[Task description] Your copy should be exact, beginning at the line containing "Convert this chart to matplotlib code." and ending at the line containing "ax.plot(xl, slope*xl +", with both lines kept and every picture dropped.

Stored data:
>> BEGIN
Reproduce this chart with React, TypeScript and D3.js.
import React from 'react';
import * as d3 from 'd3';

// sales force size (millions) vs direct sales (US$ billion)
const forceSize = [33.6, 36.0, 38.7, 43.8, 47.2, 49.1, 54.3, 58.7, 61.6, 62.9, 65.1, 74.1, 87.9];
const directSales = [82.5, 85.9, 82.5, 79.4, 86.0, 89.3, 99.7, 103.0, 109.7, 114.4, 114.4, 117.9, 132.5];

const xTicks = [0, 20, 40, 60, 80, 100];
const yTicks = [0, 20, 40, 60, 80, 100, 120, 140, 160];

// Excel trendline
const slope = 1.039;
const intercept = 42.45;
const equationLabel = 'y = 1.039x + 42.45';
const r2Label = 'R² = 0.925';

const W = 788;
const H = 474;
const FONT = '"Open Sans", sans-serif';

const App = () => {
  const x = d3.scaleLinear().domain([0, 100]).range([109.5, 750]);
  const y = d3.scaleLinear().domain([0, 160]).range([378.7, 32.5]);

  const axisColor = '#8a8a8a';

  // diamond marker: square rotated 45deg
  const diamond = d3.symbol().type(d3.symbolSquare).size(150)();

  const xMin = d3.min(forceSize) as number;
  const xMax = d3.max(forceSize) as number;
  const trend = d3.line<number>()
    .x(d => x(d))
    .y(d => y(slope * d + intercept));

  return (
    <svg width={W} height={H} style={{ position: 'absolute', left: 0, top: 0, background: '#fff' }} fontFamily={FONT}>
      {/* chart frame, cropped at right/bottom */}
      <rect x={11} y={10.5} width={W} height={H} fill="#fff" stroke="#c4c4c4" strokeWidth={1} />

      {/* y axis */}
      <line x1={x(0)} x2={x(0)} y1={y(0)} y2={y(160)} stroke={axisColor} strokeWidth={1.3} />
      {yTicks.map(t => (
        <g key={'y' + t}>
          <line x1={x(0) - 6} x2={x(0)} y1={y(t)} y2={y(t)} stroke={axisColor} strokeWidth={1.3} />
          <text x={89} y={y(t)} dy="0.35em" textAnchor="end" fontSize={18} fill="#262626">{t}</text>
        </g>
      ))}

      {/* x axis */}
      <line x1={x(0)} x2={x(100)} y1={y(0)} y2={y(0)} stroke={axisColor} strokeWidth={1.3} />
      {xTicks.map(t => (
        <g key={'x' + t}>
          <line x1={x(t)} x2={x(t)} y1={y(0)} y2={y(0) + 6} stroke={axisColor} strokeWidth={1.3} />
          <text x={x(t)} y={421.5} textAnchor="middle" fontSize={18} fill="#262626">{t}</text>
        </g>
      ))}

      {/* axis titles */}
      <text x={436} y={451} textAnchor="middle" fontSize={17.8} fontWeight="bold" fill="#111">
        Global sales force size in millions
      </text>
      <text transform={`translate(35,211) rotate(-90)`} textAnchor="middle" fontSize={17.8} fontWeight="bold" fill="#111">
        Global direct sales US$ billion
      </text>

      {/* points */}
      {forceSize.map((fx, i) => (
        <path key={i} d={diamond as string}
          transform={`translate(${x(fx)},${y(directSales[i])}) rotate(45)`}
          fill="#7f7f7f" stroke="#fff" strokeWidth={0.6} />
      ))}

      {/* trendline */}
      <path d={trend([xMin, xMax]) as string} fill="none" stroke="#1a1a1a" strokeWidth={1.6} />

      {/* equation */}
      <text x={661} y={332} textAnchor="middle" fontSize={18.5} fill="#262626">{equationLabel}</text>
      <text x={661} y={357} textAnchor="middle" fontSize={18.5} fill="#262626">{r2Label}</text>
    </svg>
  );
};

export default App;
>> END
>> BEGIN
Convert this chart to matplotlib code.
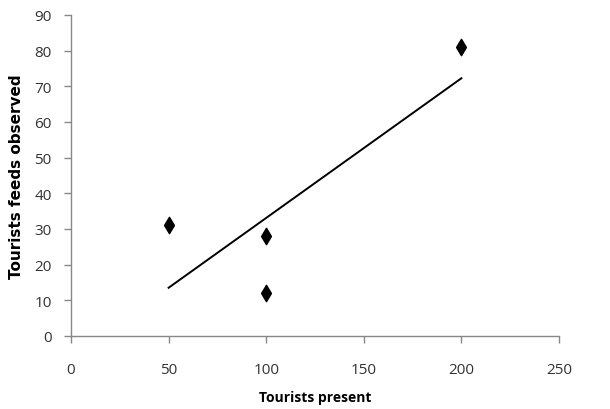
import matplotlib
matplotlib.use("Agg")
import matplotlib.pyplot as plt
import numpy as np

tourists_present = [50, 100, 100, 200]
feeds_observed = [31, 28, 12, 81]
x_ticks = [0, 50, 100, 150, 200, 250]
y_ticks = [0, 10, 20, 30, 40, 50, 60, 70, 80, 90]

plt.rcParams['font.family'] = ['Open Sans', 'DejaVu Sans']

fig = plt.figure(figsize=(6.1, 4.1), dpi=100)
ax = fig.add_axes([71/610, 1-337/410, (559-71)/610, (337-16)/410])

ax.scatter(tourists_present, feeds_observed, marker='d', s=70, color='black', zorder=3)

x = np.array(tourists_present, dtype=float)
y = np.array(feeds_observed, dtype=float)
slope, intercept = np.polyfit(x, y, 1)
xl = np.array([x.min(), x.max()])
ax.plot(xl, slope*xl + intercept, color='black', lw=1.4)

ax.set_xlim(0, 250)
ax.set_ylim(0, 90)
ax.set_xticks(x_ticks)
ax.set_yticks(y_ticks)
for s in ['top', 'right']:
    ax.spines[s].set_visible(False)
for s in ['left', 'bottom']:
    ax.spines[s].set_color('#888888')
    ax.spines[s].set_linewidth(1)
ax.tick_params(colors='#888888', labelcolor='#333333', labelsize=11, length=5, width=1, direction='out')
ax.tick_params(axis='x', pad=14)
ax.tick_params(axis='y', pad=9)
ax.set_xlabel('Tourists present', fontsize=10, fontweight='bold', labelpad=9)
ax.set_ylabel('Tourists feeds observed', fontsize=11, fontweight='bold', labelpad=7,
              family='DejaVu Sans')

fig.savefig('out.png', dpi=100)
>> END
[Correct response]
Convert this chart to matplotlib code.
import matplotlib
matplotlib.use("Agg")
import matplotlib.pyplot as plt
import numpy as np

tourists_present = [50, 100, 100, 200]
feeds_observed = [31, 28, 12, 81]
x_ticks = [0, 50, 100, 150, 200, 250]
y_ticks = [0, 10, 20, 30, 40, 50, 60, 70, 80, 90]

plt.rcParams['font.family'] = ['Open Sans', 'DejaVu Sans']

fig = plt.figure(figsize=(6.1, 4.1), dpi=100)
ax = fig.add_axes([71/610, 1-337/410, (559-71)/610, (337-16)/410])

ax.scatter(tourists_present, feeds_observed, marker='d', s=70, color='black', zorder=3)

x = np.array(tourists_present, dtype=float)
y = np.array(feeds_observed, dtype=float)
slope, intercept = np.polyfit(x, y, 1)
xl = np.array([x.min(), x.max()])
ax.plot(xl, slope*xl + intercept, color='black', lw=1.4)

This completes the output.